→ **Description of the task**: Restate, exactly and without pictures, the lines from the start of the listing below through the line holding "ax.set_ylabel(r'$\beta$', fontsize=7.5, rotation=0, labelpad=2)".

→ **Information supplied**:
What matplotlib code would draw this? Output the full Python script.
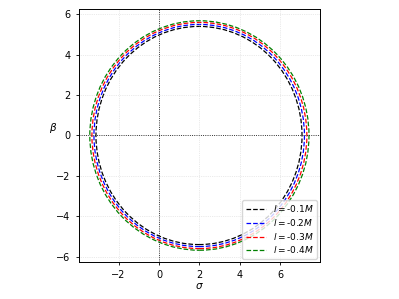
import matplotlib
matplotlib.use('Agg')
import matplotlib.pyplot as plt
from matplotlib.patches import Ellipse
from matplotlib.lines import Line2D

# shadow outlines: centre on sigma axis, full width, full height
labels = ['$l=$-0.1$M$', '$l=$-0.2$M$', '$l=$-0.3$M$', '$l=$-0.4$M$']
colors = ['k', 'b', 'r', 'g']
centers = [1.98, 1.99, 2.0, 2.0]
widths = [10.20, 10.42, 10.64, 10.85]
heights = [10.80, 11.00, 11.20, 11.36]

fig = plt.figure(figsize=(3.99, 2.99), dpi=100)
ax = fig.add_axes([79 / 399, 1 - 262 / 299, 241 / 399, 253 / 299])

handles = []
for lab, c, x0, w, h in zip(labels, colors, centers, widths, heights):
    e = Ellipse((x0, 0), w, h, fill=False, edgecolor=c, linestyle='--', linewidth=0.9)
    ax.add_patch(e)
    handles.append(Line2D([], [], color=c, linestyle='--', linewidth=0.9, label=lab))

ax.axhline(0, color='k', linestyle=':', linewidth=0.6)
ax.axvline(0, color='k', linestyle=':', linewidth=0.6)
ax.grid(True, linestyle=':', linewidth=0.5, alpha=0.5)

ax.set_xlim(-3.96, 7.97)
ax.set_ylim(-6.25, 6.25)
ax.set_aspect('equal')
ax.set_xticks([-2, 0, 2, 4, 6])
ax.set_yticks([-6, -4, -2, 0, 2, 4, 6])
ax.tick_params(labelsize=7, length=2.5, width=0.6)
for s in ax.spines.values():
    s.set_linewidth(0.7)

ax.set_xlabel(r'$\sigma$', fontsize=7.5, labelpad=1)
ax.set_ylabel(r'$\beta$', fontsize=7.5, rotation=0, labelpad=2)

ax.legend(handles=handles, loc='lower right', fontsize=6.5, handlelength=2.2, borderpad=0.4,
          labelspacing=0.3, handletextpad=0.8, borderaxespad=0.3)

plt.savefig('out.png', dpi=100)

→ **Problem solution**:
What matplotlib code would draw this? Output the full Python script.
import matplotlib
matplotlib.use('Agg')
import matplotlib.pyplot as plt
from matplotlib.patches import Ellipse
from matplotlib.lines import Line2D

# shadow outlines: centre on sigma axis, full width, full height
labels = ['$l=$-0.1$M$', '$l=$-0.2$M$', '$l=$-0.3$M$', '$l=$-0.4$M$']
colors = ['k', 'b', 'r', 'g']
centers = [1.98, 1.99, 2.0, 2.0]
widths = [10.20, 10.42, 10.64, 10.85]
heights = [10.80, 11.00, 11.20, 11.36]

fig = plt.figure(figsize=(3.99, 2.99), dpi=100)
ax = fig.add_axes([79 / 399, 1 - 262 / 299, 241 / 399, 253 / 299])

handles = []
for lab, c, x0, w, h in zip(labels, colors, centers, widths, heights):
    e = Ellipse((x0, 0), w, h, fill=False, edgecolor=c, linestyle='--', linewidth=0.9)
    ax.add_patch(e)
    handles.append(Line2D([], [], color=c, linestyle='--', linewidth=0.9, label=lab))

ax.axhline(0, color='k', linestyle=':', linewidth=0.6)
ax.axvline(0, color='k', linestyle=':', linewidth=0.6)
ax.grid(True, linestyle=':', linewidth=0.5, alpha=0.5)

ax.set_xlim(-3.96, 7.97)
ax.set_ylim(-6.25, 6.25)
ax.set_aspect('equal')
ax.set_xticks([-2, 0, 2, 4, 6])
ax.set_yticks([-6, -4, -2, 0, 2, 4, 6])
ax.tick_params(labelsize=7, length=2.5, width=0.6)
for s in ax.spines.values():
    s.set_linewidth(0.7)

ax.set_xlabel(r'$\sigma$', fontsize=7.5, labelpad=1)
ax.set_ylabel(r'$\beta$', fontsize=7.5, rotation=0, labelpad=2)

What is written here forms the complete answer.